The guarantees are being provided under the company’s existing loan distribution model and applicable regulatory framework. The DLGs will be structured through fixed deposits or bank guarantees and are intended to support loans disbursed by these lending partners to customers sourced by Paytm.
In a separate development, Independent Director Ashit Ranjit Lilani withdrew his consent for re-appointment to a second five-year term due to subsequent professional commitments.
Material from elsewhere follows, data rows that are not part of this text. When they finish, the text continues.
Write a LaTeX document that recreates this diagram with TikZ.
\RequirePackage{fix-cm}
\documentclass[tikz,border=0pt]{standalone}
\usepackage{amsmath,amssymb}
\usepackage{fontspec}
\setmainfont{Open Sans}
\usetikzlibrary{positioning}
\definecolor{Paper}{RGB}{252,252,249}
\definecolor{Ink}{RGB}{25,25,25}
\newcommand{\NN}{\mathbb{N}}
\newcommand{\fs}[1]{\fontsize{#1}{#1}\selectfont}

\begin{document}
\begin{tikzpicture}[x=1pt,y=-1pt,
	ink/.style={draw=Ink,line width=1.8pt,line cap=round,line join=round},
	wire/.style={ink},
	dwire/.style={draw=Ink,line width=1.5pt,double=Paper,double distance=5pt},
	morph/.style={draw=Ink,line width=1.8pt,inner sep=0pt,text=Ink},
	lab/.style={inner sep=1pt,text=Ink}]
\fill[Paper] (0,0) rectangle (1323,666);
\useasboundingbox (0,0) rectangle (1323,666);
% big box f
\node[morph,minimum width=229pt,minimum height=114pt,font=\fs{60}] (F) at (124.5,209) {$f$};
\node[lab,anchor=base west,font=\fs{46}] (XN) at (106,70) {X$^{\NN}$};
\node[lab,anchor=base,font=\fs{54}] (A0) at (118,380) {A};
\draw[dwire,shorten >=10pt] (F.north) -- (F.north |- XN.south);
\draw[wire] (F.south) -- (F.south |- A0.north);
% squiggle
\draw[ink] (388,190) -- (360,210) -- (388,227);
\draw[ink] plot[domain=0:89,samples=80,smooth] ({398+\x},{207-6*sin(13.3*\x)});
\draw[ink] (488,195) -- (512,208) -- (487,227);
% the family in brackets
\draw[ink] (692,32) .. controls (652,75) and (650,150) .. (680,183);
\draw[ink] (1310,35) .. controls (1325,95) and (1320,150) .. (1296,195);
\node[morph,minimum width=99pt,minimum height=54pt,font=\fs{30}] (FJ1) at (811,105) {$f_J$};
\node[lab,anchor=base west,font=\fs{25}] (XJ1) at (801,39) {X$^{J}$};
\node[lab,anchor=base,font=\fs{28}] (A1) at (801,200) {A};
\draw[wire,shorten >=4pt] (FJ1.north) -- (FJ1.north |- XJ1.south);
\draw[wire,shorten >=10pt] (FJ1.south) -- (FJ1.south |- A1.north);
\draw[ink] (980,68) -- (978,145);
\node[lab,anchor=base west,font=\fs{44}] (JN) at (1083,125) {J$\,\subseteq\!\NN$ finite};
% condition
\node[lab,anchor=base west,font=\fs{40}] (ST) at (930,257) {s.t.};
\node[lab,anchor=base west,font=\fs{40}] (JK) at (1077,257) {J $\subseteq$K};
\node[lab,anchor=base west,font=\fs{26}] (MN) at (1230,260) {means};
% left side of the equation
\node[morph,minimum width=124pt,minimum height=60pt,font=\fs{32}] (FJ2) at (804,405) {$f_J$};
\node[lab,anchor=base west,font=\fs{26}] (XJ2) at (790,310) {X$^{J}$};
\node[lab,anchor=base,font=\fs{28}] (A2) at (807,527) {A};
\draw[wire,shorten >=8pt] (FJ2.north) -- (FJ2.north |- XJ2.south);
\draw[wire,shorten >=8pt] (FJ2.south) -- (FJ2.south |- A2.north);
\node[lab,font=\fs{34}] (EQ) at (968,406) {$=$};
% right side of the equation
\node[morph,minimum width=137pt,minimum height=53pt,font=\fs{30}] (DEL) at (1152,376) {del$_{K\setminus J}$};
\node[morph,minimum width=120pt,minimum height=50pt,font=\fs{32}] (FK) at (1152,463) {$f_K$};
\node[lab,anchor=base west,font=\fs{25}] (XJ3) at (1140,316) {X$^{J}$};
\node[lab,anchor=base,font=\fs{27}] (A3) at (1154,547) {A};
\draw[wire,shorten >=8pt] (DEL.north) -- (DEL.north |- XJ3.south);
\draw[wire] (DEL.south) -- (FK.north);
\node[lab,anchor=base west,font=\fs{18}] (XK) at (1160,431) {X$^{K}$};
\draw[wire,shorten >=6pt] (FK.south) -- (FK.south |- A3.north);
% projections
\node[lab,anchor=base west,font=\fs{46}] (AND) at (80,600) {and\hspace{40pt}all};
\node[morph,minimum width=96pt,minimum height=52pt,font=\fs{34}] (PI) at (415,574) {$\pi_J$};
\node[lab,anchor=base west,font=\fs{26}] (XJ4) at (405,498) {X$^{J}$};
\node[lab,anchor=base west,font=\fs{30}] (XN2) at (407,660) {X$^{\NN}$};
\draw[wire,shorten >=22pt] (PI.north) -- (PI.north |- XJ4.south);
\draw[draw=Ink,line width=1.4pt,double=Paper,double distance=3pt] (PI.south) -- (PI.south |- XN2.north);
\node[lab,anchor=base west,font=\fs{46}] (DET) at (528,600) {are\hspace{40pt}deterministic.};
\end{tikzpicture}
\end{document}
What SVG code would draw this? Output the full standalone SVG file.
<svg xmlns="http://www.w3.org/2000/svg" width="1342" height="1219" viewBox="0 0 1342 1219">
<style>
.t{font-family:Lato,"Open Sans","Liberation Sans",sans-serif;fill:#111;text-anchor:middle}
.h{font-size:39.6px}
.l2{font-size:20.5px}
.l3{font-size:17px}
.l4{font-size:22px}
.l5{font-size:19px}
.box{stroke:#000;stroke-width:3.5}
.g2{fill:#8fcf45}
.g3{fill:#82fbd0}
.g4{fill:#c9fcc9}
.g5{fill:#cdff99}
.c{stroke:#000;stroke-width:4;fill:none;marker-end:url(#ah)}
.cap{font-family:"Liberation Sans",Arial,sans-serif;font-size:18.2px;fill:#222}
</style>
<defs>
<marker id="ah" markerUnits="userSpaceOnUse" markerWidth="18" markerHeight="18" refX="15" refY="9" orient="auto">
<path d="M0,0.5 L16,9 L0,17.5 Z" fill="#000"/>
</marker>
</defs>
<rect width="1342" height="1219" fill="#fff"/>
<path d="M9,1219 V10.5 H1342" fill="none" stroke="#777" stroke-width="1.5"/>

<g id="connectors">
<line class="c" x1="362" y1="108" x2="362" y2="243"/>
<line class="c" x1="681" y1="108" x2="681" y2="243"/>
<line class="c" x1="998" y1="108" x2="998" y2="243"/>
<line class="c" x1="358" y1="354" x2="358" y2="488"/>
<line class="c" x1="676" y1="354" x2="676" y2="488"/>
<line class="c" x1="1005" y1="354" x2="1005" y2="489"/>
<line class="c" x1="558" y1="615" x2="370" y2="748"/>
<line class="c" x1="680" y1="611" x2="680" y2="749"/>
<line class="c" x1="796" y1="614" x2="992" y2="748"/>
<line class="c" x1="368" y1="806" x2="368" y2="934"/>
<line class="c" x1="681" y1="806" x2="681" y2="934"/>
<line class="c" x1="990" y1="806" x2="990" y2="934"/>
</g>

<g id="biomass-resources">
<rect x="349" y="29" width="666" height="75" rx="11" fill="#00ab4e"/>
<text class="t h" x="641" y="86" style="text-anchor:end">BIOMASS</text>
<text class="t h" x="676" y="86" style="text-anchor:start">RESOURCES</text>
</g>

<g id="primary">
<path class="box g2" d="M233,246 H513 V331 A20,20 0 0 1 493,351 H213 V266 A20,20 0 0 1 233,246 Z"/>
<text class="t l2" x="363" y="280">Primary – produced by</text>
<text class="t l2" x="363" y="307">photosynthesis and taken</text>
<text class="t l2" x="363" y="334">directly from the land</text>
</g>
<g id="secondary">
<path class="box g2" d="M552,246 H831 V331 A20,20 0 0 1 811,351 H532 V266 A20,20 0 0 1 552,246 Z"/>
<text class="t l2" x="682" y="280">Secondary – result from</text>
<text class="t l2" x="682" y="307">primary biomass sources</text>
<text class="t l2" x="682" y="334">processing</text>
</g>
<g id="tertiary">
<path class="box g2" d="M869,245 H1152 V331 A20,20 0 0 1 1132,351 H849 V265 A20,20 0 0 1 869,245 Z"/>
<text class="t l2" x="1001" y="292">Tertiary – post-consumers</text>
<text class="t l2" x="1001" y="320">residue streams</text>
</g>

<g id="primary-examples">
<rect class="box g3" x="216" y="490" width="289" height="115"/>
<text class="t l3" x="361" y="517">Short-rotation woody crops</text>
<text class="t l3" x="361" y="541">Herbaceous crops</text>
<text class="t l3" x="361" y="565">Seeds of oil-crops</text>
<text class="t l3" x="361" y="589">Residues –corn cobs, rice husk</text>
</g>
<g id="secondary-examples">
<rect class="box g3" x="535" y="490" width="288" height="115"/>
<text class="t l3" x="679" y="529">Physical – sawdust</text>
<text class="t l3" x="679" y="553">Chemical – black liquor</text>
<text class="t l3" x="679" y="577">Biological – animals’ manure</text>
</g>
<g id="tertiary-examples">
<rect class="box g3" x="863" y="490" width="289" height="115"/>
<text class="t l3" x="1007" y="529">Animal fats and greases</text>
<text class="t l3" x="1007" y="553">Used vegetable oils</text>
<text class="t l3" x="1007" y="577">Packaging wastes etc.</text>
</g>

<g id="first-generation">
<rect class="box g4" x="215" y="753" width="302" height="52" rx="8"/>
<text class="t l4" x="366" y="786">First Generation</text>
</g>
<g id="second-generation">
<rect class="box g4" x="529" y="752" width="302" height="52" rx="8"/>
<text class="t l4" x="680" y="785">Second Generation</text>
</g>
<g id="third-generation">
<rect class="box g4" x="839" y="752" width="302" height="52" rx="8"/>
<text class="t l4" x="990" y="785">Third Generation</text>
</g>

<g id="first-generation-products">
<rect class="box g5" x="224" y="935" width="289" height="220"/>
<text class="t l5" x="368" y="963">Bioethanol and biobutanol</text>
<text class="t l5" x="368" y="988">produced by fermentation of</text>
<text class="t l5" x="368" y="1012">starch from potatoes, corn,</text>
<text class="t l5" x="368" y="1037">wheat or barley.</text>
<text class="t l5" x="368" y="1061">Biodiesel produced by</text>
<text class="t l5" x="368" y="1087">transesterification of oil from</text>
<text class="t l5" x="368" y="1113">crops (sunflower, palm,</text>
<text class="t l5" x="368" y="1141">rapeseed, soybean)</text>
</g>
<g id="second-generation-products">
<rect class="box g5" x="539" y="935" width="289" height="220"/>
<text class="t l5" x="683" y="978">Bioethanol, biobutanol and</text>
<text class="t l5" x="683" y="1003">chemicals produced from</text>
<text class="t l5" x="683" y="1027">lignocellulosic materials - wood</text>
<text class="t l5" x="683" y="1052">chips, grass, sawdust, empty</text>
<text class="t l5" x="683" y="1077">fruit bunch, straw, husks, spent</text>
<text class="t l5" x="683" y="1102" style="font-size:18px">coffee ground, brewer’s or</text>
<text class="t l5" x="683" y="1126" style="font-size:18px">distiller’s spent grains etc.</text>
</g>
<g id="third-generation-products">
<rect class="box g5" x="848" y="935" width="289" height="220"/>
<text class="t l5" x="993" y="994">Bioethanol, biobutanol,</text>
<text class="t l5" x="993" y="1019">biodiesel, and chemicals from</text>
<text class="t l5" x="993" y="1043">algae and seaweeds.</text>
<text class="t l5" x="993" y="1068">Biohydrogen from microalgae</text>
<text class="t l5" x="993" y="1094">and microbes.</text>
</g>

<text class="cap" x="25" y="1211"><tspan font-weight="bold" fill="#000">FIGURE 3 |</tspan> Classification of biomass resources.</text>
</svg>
His current term concludes on July 4, 2026, after which he will cease to be a director and chairman/member of various board committees.
Key Details
Loan Distribution Expansion and Board Composition Update:
- Paytm approved DLG arrangements as part of its established loan distribution business.
- The DLG amount can be up to ₹90 crore for each lending partner.
- The company clarified that neither it nor its group companies have any promoter-related interest in the transaction.
- The guarantees will be extended through fixed deposits or bank guarantees.
- The arrangement aligns with prevailing lending regulations and Paytm’s marketplace lending strategy.
- Ashit Lilani withdrew consent for re-appointment after previously being proposed for a second term beginning July 5, 2026.
- The withdrawal was attributed solely to other professional commitments.
- Lilani confirmed that no other material reasons were involved in the decision.
- He currently serves as Independent Director, Chairperson of the Nomination & Remuneration Committee and Stakeholders’ Relationship Committee, and a member of the Audit and Investment Committees.
- The Board formally recorded its appreciation for his contributions during his tenure.
Note:
- The DLG approval is an operational decision linked to Paytm’s lending ecosystem, while the board-level change relates to governance and succession planning rather than any regulatory or compliance issue.
Risk Analysis
Summary:
- The DLG arrangements increase contingent financial exposure linked to loan performance, while the departure of an experienced independent director creates a governance transition requirement.
Key Risks:
- DLG commitments expose the company to potential guarantee invocation if underlying loans underperform.
- Credit quality of loans originated through partner lenders remains a key monitoring factor.
- Financial guarantee obligations may increase if lending volumes expand.
- Departure of an independent director requires board succession planning.
- Committee leadership changes may temporarily affect governance continuity.
Worst Case Scenario:
- A sharp deterioration in loan performance could trigger significant DLG obligations, increasing financial exposure, while delays in appointing a replacement independent director could create governance challenges.
Risk Level: Medium
Company Commentary
- Paytm stated that the DLG arrangements are in line with its existing loan distribution business and applicable regulatory framework.
- The company intends to continue supporting lending partners through structured guarantee mechanisms.
- Ashit Lilani informed the board that he was withdrawing consent for re-appointment due to other professional commitments.
- He confirmed there were no other material reasons for withdrawing consent.
- The Board expressed appreciation for his guidance, leadership and contributions during his tenure.